Hmm… a tiny tangent here (oh, and by the way…)—developers often underestimate the cost of maintaining bridges at scale. Watchtowers, relayer farms, monitoring bots, and insurance funds are all part of the invisible labor that keeps things humming. This maintenance overhead shows up eventually in governance debates, token economics, or subtle protocol changes that regular users rarely see until something breaks. I’m biased, but I think more transparency in operations and clearer failure modes would help mainstream adoption.

Where Relay Bridge Fits In
I tested Relay Bridge and dug through docs on the relay bridge official site while making notes about confirmations and relayer incentives; that research shaped how I think about risk mitigation and capital routing. Relay Bridge leans into pragmatic engineering: it balances liquidity providers with relayer mechanisms and emphasizes composability with multi‑chain DeFi primitives, though the precise tradeoffs depend on network combinations. Some bridges try to be generic plumbing; Relay feels like a modular set of pipes you can reconfigure, which matters when you need to stitch a DeFi position across different ecosystems. On the technical side it uses optimistic finality techniques and bonded relayers to keep operation smooth while providing slashing or bonding penalties for misbehavior, and that creates economic deterrents which are useful but not absolute.
My instinct said “this is complicated,” and it is. But complexities can be hidden behind good UX and clear docs. One of the biggest failures in cross‑chain design isn’t the cryptography; it’s the onboarding flow. Users see tokens arrive with slightly different balances, or wrapped token names that confuse them, and they panic. We need better labels, safer defaults, and clearer rollback stories―practical things that engineers often deprioritize. In my work with teams, the smallest UI tweaks saved more value than optimizing a verifier by 10%—strange, but true.
On security: no bridge can promise absolute safety. Designs that use light clients push more verification on‑chain but are heavy on gas and implementation complexity, while federated schemes reduce gas but centralize risk. There’s an engineering gradient between trust and usability. Actually, wait—let me rephrase that: there’s a tradeoff triangle between security, speed, and cost, and projects choose vertices based on their goals. For merchants, speed and low cost matter more; for staking liquid derivatives, security dominates. But DeFi protocols that integrate cross‑chain liquidity often need a hybrid approach, and that hybrid is where Relay Bridge tries to play smartly.

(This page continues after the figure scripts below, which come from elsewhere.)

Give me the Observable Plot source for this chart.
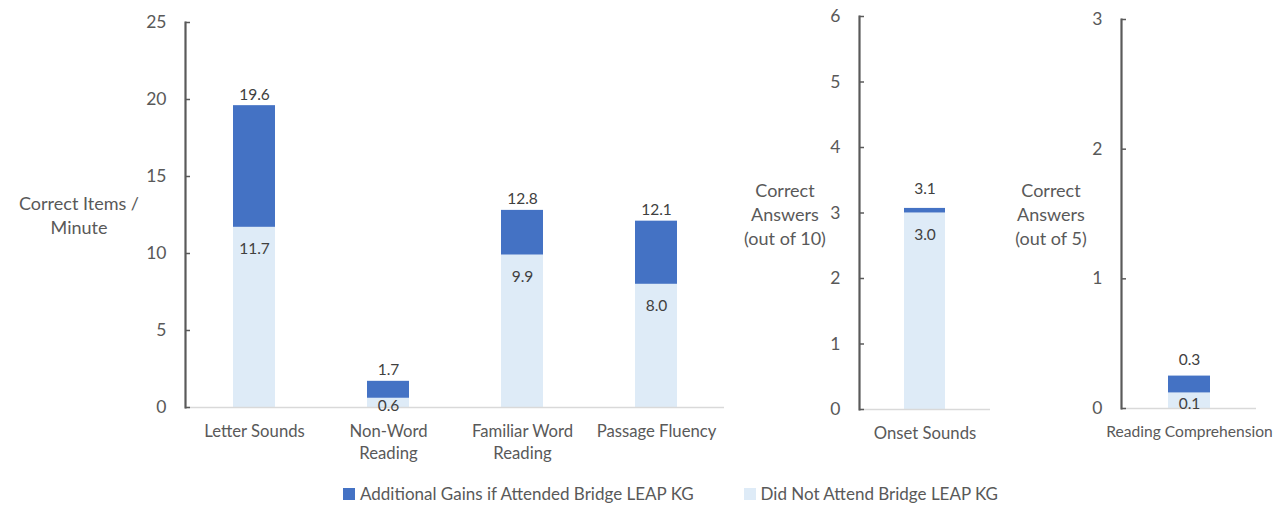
<!DOCTYPE html>
<html>
<head>
<meta charset="utf-8">
<script src="https://cdn.jsdelivr.net/npm/d3@7"></script>
<script src="https://cdn.jsdelivr.net/npm/@observablehq/plot@0.6"></script>
<style>
  body { margin: 0; background: #fff; font-family: Lato, "Open Sans", sans-serif; }
  #wrap { position: relative; width: 1275px; height: 505px; overflow: hidden; background: #fff; }
  .panel { position: absolute; top: 0; }
  .ytitle { position: absolute; text-align: center; color: #595959; font-size: 18px; line-height: 24px; transform: translate(-50%, -50%); white-space: nowrap; z-index: 2; }
  #legend { position: absolute; top: 483px; left: 343px; display: flex; align-items: center; color: #595959; font-size: 17px; white-space: nowrap; }
  .sw { display: inline-block; width: 12px; height: 12px; margin-right: 5px; }
</style>
</head>
<body>
<div id="wrap"></div>
<script>
// ---- data ----
const fluencyCats = ["Letter Sounds", "Non-Word Reading", "Familiar Word Reading", "Passage Fluency"];
const fluencyTickLabels = ["Letter Sounds", "Non-Word\nReading", "Familiar Word\nReading", "Passage Fluency"];
const fluencyBase = [11.7, 0.6, 9.9, 8.0];     // Did Not Attend Bridge LEAP KG
const fluencyTotal = [19.6, 1.7, 12.8, 12.1];  // with Additional Gains
const onsetCats = ["Onset Sounds"];
const onsetBase = [3.0];
const onsetTotal = [3.07];
const compCats = ["Reading Comprehension"];
const compBase = [0.12];
const compTotal = [0.25];
const fluencyTicks = [0, 5, 10, 15, 20, 25];
const onsetTicks = [0, 1, 2, 3, 4, 5, 6];
const compTicks = [0, 1, 2, 3];
const seriesNames = ["Additional Gains if Attended Bridge LEAP KG", "Did Not Attend Bridge LEAP KG"];
const yTitles = [["Correct Items /", "Minute"], ["Correct", "Answers", "(out of 10)"], ["Correct", "Answers", "(out of 5)"]];

const DARK = "#4472C4", LIGHT = "#DEEBF7", TXT = "#595959", AX = "#5a5a5a";
const FONT = "Lato, 'Open Sans', sans-serif";

function panel(o) {
  const rows = o.cats.map((c, i) => ({cat: c, base: o.base[i], total: o.total[i], label: o.tickLabels[i]}));
  const plotH = 470;
  const ppu = (plotH - o.marginTop - o.marginBottom) / o.yMax;
  const bigBase = rows.filter(d => d.base * ppu > 30);
  const smallBase = rows.filter(d => d.base * ppu <= 30);
  const labelOf = new Map(rows.map(d => [d.cat, d.label]));
  return Plot.plot({
    width: o.width,
    height: plotH,
    marginLeft: o.marginLeft,
    marginRight: o.marginRight,
    marginTop: o.marginTop,
    marginBottom: o.marginBottom,
    style: {fontFamily: FONT, color: TXT, background: "transparent", overflow: "visible"},
    x: {domain: o.cats, paddingInner: o.pad, paddingOuter: o.pad / 2, label: null, axis: null},
    y: {domain: [0, o.yMax], label: null, axis: null},
    marks: [
      Plot.barY(rows, {x: "cat", y1: 0, y2: "base", fill: LIGHT}),
      Plot.barY(rows, {x: "cat", y1: "base", y2: "total", fill: DARK}),
      Plot.ruleY([0], {stroke: "#D9D9D9", strokeWidth: 1.5}),
      Plot.axisY({ticks: o.ticks, tickSize: 0, tickPadding: 19, tickFormat: d => String(d), fontSize: 17.5, fill: TXT}),
      Plot.axisY({ticks: o.ticks, tickSize: 5, dx: 5, tickFormat: () => "", stroke: AX, strokeWidth: 1.5}),
      Plot.frame({anchor: "left", stroke: AX, strokeWidth: 2.2}),
      Plot.axisX({tickSize: 0, tickPadding: 14, tickFormat: c => labelOf.get(c), fontSize: o.xFont, lineHeight: 1.32, fill: TXT}),
      Plot.text(rows, {x: "cat", y: "total", text: d => d.total.toFixed(1), dy: o.totalDy, fontSize: 15.5, fill: "#404040"}),
      Plot.text(bigBase, {x: "cat", y: "base", text: d => d.base.toFixed(1), dy: 22, fontSize: 15.5, fill: "#404040"}),
      Plot.text(smallBase, {x: "cat", y: d => d.base / 2, text: d => d.base.toFixed(1), dy: 3, fontSize: 15.5, fill: "#404040"})
    ]
  });
}

const wrap = document.getElementById("wrap");
function place(svg, left) {
  const d = document.createElement("div");
  d.className = "panel";
  d.style.left = left + "px";
  d.appendChild(svg);
  wrap.appendChild(d);
}

place(panel({cats: fluencyCats, tickLabels: fluencyTickLabels, base: fluencyBase, total: fluencyTotal,
  yMax: 25, ticks: fluencyTicks, width: 740, marginLeft: 185, marginRight: 16, marginTop: 22, marginBottom: 63,
  pad: 0.69, totalDy: -11, xFont: 16.7}), 0);
place(panel({cats: onsetCats, tickLabels: onsetCats, base: onsetBase, total: onsetTotal,
  yMax: 6, ticks: onsetTicks, width: 270, marginLeft: 119, marginRight: 20, marginTop: 16, marginBottom: 61,
  pad: 0.69, totalDy: -19, xFont: 16.7}), 740);
place(panel({cats: compCats, tickLabels: compCats, base: compBase, total: compTotal,
  yMax: 3, ticks: compTicks, width: 265, marginLeft: 111, marginRight: 19, marginTop: 19, marginBottom: 62,
  pad: 0.69, totalDy: -16, xFont: 15.6}), 1010);

// y-axis titles
const titlePos = [[79, 215], [785, 214], [1051, 214]];
yTitles.forEach((lines, i) => {
  const t = document.createElement("div");
  t.className = "ytitle";
  t.style.left = titlePos[i][0] + "px";
  t.style.top = titlePos[i][1] + "px";
  t.innerHTML = lines.join("<br>");
  wrap.appendChild(t);
});

// legend
const lg = document.createElement("div");
lg.id = "legend";
const colors = [DARK, LIGHT];
lg.innerHTML = seriesNames.map((s, i) =>
  `<span class="sw" style="background:${colors[i]}"></span><span style="margin-right:${i === 0 ? 50 : 0}px">${s}</span>`).join("");
wrap.appendChild(lg);
</script>
</body>
</html>
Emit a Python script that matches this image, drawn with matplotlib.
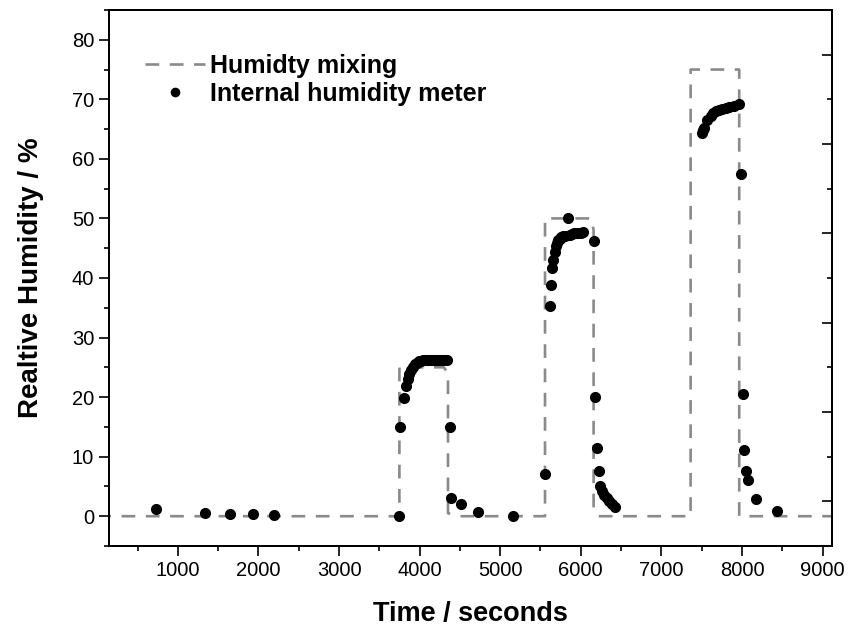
import matplotlib
matplotlib.use("Agg")
import matplotlib.pyplot as plt
from matplotlib.ticker import MultipleLocator

plt.rcParams['font.family'] = ['Liberation Sans', 'DejaVu Sans']

# humidity set by the mixing system (step profile)
mix_t = [0, 3749, 3749, 4300, 4352, 4352, 4500, 5556, 5556, 6130, 6159, 6159,
         6221, 7363, 7363, 7966, 7966, 9200]
mix_rh = [0, 0, 25, 25, 24, 0.5, 0, 0, 50, 50, 48, 1.2,
          0, 0, 75, 75, 0, 0]

# internal humidity meter readings
meter_t = [730, 1341, 1643, 1934, 2191, 3741,
           3762, 3804, 3832, 3850, 3870, 3890, 3915, 3940, 3965, 3990, 4015,
           4040, 4065, 4090, 4115, 4140, 4165, 4190, 4215, 4240, 4265, 4290,
           4315, 4335, 4372, 4393, 4518, 4726, 5154,
           5556, 5618, 5631, 5648, 5660, 5675, 5690, 5705, 5720, 5740, 5760,
           5780, 5800, 5839, 5860, 5885, 5910, 5940, 5970, 6000, 6030,
           6159, 6179, 6200, 6221, 6241, 6262, 6290, 6325, 6355, 6386, 6428,
           7500, 7515, 7530, 7570, 7612, 7645, 7674, 7715, 7758, 7800, 7841,
           7900, 7966, 7986, 8007, 8028, 8048, 8069, 8173, 8434]
meter_rh = [1.17, 0.62, 0.45, 0.34, 0.22, 0.0,
            15.0, 19.9, 21.9, 23.0, 23.9, 24.6, 25.1, 25.5, 25.8, 26.0, 26.1,
            26.2, 26.2, 26.2, 26.3, 26.3, 26.3, 26.3, 26.3, 26.3, 26.3, 26.3,
            26.3, 26.3, 15.0, 3.1, 2.1, 0.7, 0.0,
            7.05, 35.3, 38.8, 41.7, 43.1, 44.4, 45.3, 45.9, 46.3, 46.6, 46.8,
            47.0, 47.1, 50.0, 47.3, 47.4, 47.5, 47.5, 47.6, 47.6, 47.7,
            46.2, 20.1, 11.5, 7.6, 5.1, 4.2, 3.6, 3.1, 2.5, 2.0, 1.5,
            64.4, 64.9, 65.2, 66.5, 67.2, 67.7, 68.0, 68.2, 68.4, 68.6, 68.7,
            68.9, 69.2, 57.5, 20.5, 11.2, 7.6, 6.0, 2.85, 0.9]

fig = plt.figure(figsize=(8.48, 6.32), dpi=100)
ax = fig.add_axes([0.1285, 0.1361, 0.8526, 0.8481])

ax.plot(mix_t, mix_rh, color='#8a8a8a', lw=1.9, dashes=(5.2, 4),
        label='Humidty mixing', zorder=2)
ax.plot(meter_t, meter_rh, 'o', color='black', ms=7, ls='none',
        label='Internal humidity meter', zorder=3)

ax.set_xlim(145, 9117)
ax.set_ylim(-5, 85)
ax.xaxis.set_major_locator(MultipleLocator(1000))
ax.xaxis.set_minor_locator(MultipleLocator(500))
ax.yaxis.set_major_locator(MultipleLocator(10))
ax.yaxis.set_minor_locator(MultipleLocator(5))
ax.tick_params(which='both', direction='out', width=1.2, labelsize=14.5,
               top=False, right=False)
ax.tick_params(which='major', length=7.2)
ax.tick_params(which='minor', length=3.6)
for sp in ax.spines.values():
    sp.set_linewidth(1.4)

# right axis: ticks only, pointing inward
ax2 = ax.twinx()
ax2.set_ylim(0.5, 6.5)
ax2.yaxis.set_major_locator(MultipleLocator(1))
ax2.yaxis.set_minor_locator(MultipleLocator(0.5))
ax2.tick_params(which='both', direction='in', width=1.2, labelright=False)
ax2.tick_params(which='major', length=7.2)
ax2.tick_params(which='minor', length=3.6)
for sp in ax2.spines.values():
    sp.set_linewidth(1.4)

ax.set_xlabel('Time / seconds', fontsize=19.5, fontweight='bold', labelpad=15)
ax.set_ylabel('Realtive Humidity / %', fontsize=20, fontweight='bold', labelpad=20)

ax.legend(loc='upper left', bbox_to_anchor=(0.0498, 0.918), frameon=False,
          prop={'size': 18, 'weight': 'bold'}, handlelength=2.4,
          handletextpad=0.2, labelspacing=0.15, borderpad=0, borderaxespad=0,
          markerscale=0.85)

fig.savefig('out.png', dpi=100)
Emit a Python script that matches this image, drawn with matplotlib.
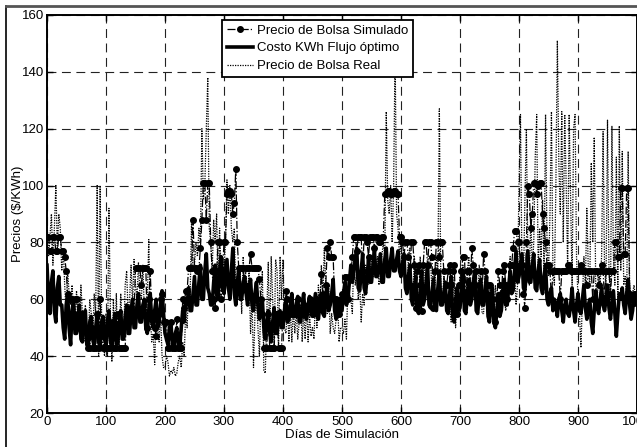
import numpy as np
import matplotlib
matplotlib.use("Agg")
from matplotlib import pyplot as plt
from matplotlib.lines import Line2D

plt.rcParams['font.family'] = ['Liberation Sans', 'DejaVu Sans']
plt.rcParams['font.size'] = 9.5

# dias de simulacion (cada 2.5 dias)
dias = np.arange(0, 1000, 2.5)

# precio de bolsa simulado, una fila por cada 100 dias
precio_sim = [
    82, 82, 77, 77, 82, 82, 77, 77, 82, 82, 77, 77, 75, 70, 62, 60, 60, 60, 55, 60,
    60, 55, 50, 55, 55, 50, 50, 50, 43, 43, 50, 43, 43, 43, 55, 43, 60, 50, 43, 43,
    50, 43, 43, 43, 52, 43, 43, 43, 55, 43, 43, 43, 43, 43, 55, 55, 57, 55, 55, 55,
    71, 71, 71, 71, 65, 71, 71, 71, 50, 60, 70, 55, 55, 50, 47, 55, 55, 60, 62, 52,
    52, 52, 43, 43, 52, 43, 43, 43, 53, 43, 43, 43, 60, 57, 63, 63, 71, 71, 71, 88,
    71, 71, 70, 71, 78, 88, 101, 101, 88, 101, 101, 80, 70, 60, 57, 70, 80, 80, 60, 70,
    80, 80, 97, 98, 98, 97, 90, 94, 106, 80, 71, 71, 71, 71, 65, 71, 71, 71, 76, 71,
    71, 71, 71, 71, 67, 60, 55, 43, 43, 43, 55, 43, 43, 43, 43, 55, 55, 43, 43, 43,
    55, 55, 63, 60, 55, 55, 57, 55, 55, 55, 60, 55, 55, 55, 58, 55, 57, 57, 60, 58,
    55, 58, 59, 60, 58, 60, 69, 62, 60, 65, 78, 75, 80, 75, 75, 60, 60, 55, 55, 60,
    62, 60, 68, 68, 60, 68, 68, 75, 82, 82, 77, 82, 82, 82, 70, 82, 82, 80, 75, 82,
    82, 82, 78, 82, 82, 80, 80, 82, 82, 97, 97, 98, 98, 97, 97, 98, 98, 97, 97, 82,
    82, 80, 75, 80, 80, 75, 65, 80, 80, 72, 57, 70, 72, 65, 56, 72, 80, 80, 72, 80,
    80, 75, 57, 70, 80, 80, 75, 80, 80, 70, 60, 65, 70, 72, 65, 70, 72, 60, 55, 65,
    65, 70, 75, 75, 62, 70, 70, 65, 78, 72, 65, 70, 60, 65, 70, 62, 76, 70, 62, 65,
    65, 60, 60, 55, 52, 60, 70, 65, 62, 70, 72, 65, 60, 65, 72, 72, 78, 84, 84, 80,
    80, 72, 72, 62, 57, 80, 100, 97, 85, 90, 101, 101, 97, 100, 101, 101, 90, 85, 80, 72,
    72, 70, 60, 70, 70, 70, 70, 70, 60, 70, 70, 70, 70, 72, 72, 70, 70, 70, 70, 70,
    70, 70, 72, 70, 70, 70, 65, 70, 70, 70, 60, 70, 70, 70, 65, 70, 72, 70, 60, 70,
    70, 70, 62, 70, 70, 80, 80, 75, 75, 99, 99, 76, 76, 99, 99, 62, 60, 60, 62, 62,
]

# costo del kWh con flujo optimo
costo_flujo = [
    72, 60, 55, 66, 70, 56, 52, 64, 68, 58, 58, 50, 46, 58, 62, 50, 44, 56, 60, 48,
    48, 54, 58, 46, 45, 55, 56, 44, 43, 52, 54, 46, 44, 50, 55, 45, 43, 52, 54, 46,
    44, 52, 56, 45, 43, 50, 55, 44, 45, 52, 56, 46, 46, 54, 58, 48, 48, 56, 60, 50,
    50, 58, 62, 52, 52, 58, 60, 50, 48, 56, 62, 52, 50, 56, 60, 50, 52, 58, 63, 55,
    48, 46, 44, 50, 52, 44, 43, 48, 50, 44, 44, 50, 56, 52, 60, 58, 64, 56, 56, 62,
    68, 58, 58, 66, 72, 60, 60, 70, 76, 64, 62, 58, 58, 66, 72, 62, 60, 70, 75, 64,
    62, 68, 74, 64, 60, 70, 78, 62, 58, 66, 70, 60, 60, 66, 68, 62, 58, 64, 67, 58,
    56, 62, 66, 58, 53, 58, 60, 50, 46, 52, 56, 48, 45, 52, 57, 48, 48, 54, 56, 50,
    50, 56, 60, 52, 53, 58, 62, 54, 54, 58, 61, 52, 52, 58, 62, 54, 53, 58, 61, 55,
    54, 58, 62, 55, 53, 58, 62, 55, 54, 60, 64, 56, 58, 62, 67, 56, 53, 57, 60, 56,
    56, 62, 66, 58, 60, 66, 72, 66, 70, 74, 78, 64, 63, 70, 76, 64, 62, 68, 74, 66,
    66, 72, 77, 68, 68, 72, 76, 66, 66, 74, 78, 68, 68, 74, 78, 70, 70, 74, 77, 70,
    68, 72, 76, 64, 62, 68, 72, 60, 58, 64, 68, 56, 55, 62, 70, 58, 60, 66, 72, 58,
    57, 62, 67, 58, 56, 64, 70, 58, 58, 62, 66, 56, 55, 62, 68, 54, 52, 58, 64, 56,
    57, 64, 70, 56, 55, 62, 67, 58, 60, 66, 70, 56, 55, 62, 67, 58, 58, 64, 68, 54,
    52, 58, 64, 52, 50, 56, 62, 54, 56, 62, 67, 58, 58, 64, 70, 62, 63, 70, 77, 66,
    68, 72, 76, 64, 63, 70, 77, 66, 66, 72, 76, 64, 63, 70, 74, 64, 62, 68, 72, 60,
    58, 62, 64, 56, 60, 58, 54, 60, 62, 56, 52, 58, 60, 55, 54, 58, 64, 56, 52, 58,
    62, 56, 55, 60, 65, 57, 53, 58, 60, 52, 48, 56, 63, 57, 55, 60, 64, 58, 56, 60,
    65, 57, 53, 58, 63, 55, 47, 55, 62, 60, 64, 58, 55, 62, 67, 58, 53, 56, 62, 58,
]

# precio de bolsa real
precio_real = [
    88, 75, 82, 90, 72, 85, 100, 78, 90, 85, 70, 78, 65, 55, 70, 62, 58, 65, 55, 50,
    63, 55, 48, 65, 55, 45, 58, 50, 45, 60, 55, 45, 62, 55, 100, 40, 100, 55, 45, 40,
    55, 40, 92, 55, 38, 60, 45, 62, 42, 45, 62, 50, 48, 65, 70, 55, 60, 72, 58, 74,
    65, 60, 73, 62, 60, 72, 55, 52, 60, 81, 55, 45, 48, 37, 55, 50, 45, 55, 40, 36,
    36, 40, 38, 33, 35, 34, 36, 33, 34, 38, 40, 36, 45, 40, 55, 50, 65, 60, 88, 70,
    72, 80, 75, 85, 80, 120, 95, 100, 120, 138, 85, 80, 70, 88, 80, 90, 65, 85, 70, 75,
    70, 80, 102, 90, 100, 85, 80, 85, 60, 70, 65, 70, 55, 75, 62, 68, 62, 70, 48, 60,
    36, 55, 60, 50, 40, 60, 70, 35, 34, 55, 73, 45, 75, 60, 42, 74, 70, 42, 75, 60,
    74, 50, 48, 58, 45, 57, 45, 57, 48, 56, 46, 52, 58, 45, 56, 46, 58, 45, 55, 47,
    50, 46, 60, 50, 65, 55, 72, 60, 78, 65, 55, 65, 48, 55, 50, 48, 53, 60, 45, 50,
    50, 48, 53, 46, 65, 62, 60, 55, 75, 65, 70, 60, 66, 52, 62, 58, 72, 65, 65, 70,
    75, 68, 70, 72, 75, 65, 68, 75, 80, 75, 126, 95, 90, 100, 80, 100, 148, 90, 85, 75,
    80, 70, 75, 68, 62, 75, 78, 60, 60, 75, 70, 58, 58, 75, 65, 60, 72, 70, 60, 75,
    75, 62, 70, 65, 75, 70, 127, 65, 58, 68, 60, 55, 62, 58, 52, 60, 68, 50, 58, 62,
    68, 60, 72, 62, 58, 70, 75, 62, 62, 68, 70, 58, 58, 72, 68, 55, 55, 68, 62, 52,
    60, 65, 55, 52, 65, 58, 55, 62, 58, 60, 62, 56, 60, 68, 75, 62, 65, 70, 58, 65,
    100, 125, 70, 65, 95, 120, 75, 65, 90, 70, 80, 110, 125, 70, 85, 75, 95, 70, 125, 80,
    68, 90, 126, 70, 65, 100, 151, 108, 90, 126, 80, 125, 100, 70, 125, 95, 65, 120, 125, 75,
    60, 55, 43, 60, 75, 65, 92, 70, 65, 108, 80, 117, 65, 60, 70, 65, 75, 119, 70, 65,
    123, 70, 60, 121, 75, 65, 110, 60, 121, 70, 112, 65, 68, 60, 112, 65, 60, 62, 65, 60,
]

fig = plt.figure(figsize=(6.37, 4.47), dpi=100)
ax = fig.add_axes([47/637, 34/447, 590/637, 398/447])

ax.plot(dias, precio_sim, color='k', linestyle='-.', linewidth=0.9,
        marker='o', markersize=4.0, label='Precio de Bolsa Simulado')
ax.plot(dias, costo_flujo, color='k', linestyle='-', linewidth=2.6,
        label='Costo KWh Flujo óptimo')
ax.plot(dias, precio_real, color='k', linestyle=(0, (1, 1)), linewidth=0.9,
        label='Precio de Bolsa Real')

ax.set_xlim(0, 1000)
ax.set_ylim(20, 160)
ax.set_xticks(np.arange(0, 1001, 100))
ax.set_yticks(np.arange(20, 161, 20))
ax.grid(True, color='#222222', linestyle=(0, (8, 5)), linewidth=0.8)
ax.tick_params(direction='in', top=True, right=True, length=4, width=1, pad=2)
for s in ax.spines.values():
    s.set_linewidth(1.4)

ax.set_xlabel('Días de Simulación', labelpad=1)
ax.set_ylabel('Precios ($/KWh)')
ax.yaxis.set_label_coords(-0.039, 0.5)

leg = ax.legend(loc='upper left', bbox_to_anchor=(0.297, 0.988), fancybox=False,
                framealpha=1, edgecolor='k', borderpad=0.35, labelspacing=0.42,
                handlelength=2.0, handletextpad=0.3, borderaxespad=0)
leg.get_frame().set_linewidth(1.3)

# marco exterior
fig.add_artist(Line2D([6.5/637, 6.5/637], [0, 441/447], color='k', linewidth=1.2,
                      transform=fig.transFigure))
fig.add_artist(Line2D([6/637, 1], [441/447, 441/447], color='#555555', linewidth=2,
                      transform=fig.transFigure))

fig.savefig('out.png', dpi=100)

On liquidity, here’s a pattern I keep seeing: build liquidity where user demand concentrates and then route strategically. Cross‑chain AMMs and pool‑based bridges can be efficient if liquidity is deep, but shallow pools mean high slippage and brittle arbitrage. So far the healthiest setups combine native liquidity incentives, market‑maker support, and cross‑chain TVL that isn’t artificially inflated by fleeting incentives. If you only rely on temporary rewards, somethin’ will pop one day—trust me on that. Long‑term health needs real economic activity, not just yield-chasing bots.
Something felt off about how many risk disclosures are written. They read like legal disclaimers, not plain language. Users need step‑by‑step failure scenarios: what happens if the relayer misbehaves, or if finality reorgs occur, or if a token’s bridge wrapper becomes illiquid. Good protocols include post-mortem playbooks and user remediation channels. Transparency breeds trust, even when the answer is “we can’t fully guarantee X.”
Practical tips if you’re bridging tokens: check the canonical token symbol after bridging, confirm finality windows, and test with a small amount first. Also, split large transfers over multiple transactions if time and fees permit—it’s annoying, but it’s a real risk mitigation tactic. Use hardware wallets for large sums and watch for phishing wallet prompts; UX differences between wallets can be subtle and costly. And have a recovery plan: which on‑chain governance or multisig can help if something goes sideways? That last bit is often overlooked in consumer guides, surprisingly often.
On regulatory and composability notes—these are messy. Bridges abstract away custody and settlement in ways regulators are trying to catch up with; that dynamic shapes how teams design KYC, anti‑money laundering tooling, and on‑chain transparency. From a DeFi composition standpoint, seamless cross‑chain assets enable new strategies across lending, yield, and hedging, but they also spread correlated risk more widely. On one hand you diversify across chains; on the other hand a systemic event in one chain can ripple through multiple protocols connected by bridges.
Quick FAQ
Is Relay Bridge safe to use for large transfers?
Short answer: use caution. If you need to move large sums, split transfers, verify the bridge’s security model, and consider on‑chain verification windows. I’m not 100% sure any bridge is “safe” in absolute terms—they’re safer with deep liquidity, bonded relayers, and transparent ops, but a residual risk remains.
How does Relay Bridge compare to other bridge types?
Relay Bridge aims for modularity and bonded relayers, which is a middle path between federated and pure light‑client designs. That means it balances capital and trust assumptions by design, though the best choice depends on which chains you’re connecting and your tolerance for latency versus cost.
What should developers consider when integrating cross‑chain functionality?
Think like a user and build for failure. Design clear UX for pending states, provide explicit hooks for dispute resolution, and architect with composability in mind so other DeFi primitives don’t break unexpectedly. Also plan for monitoring, relayer ops, and communication channels—those operational bits are more important than they feel on day one.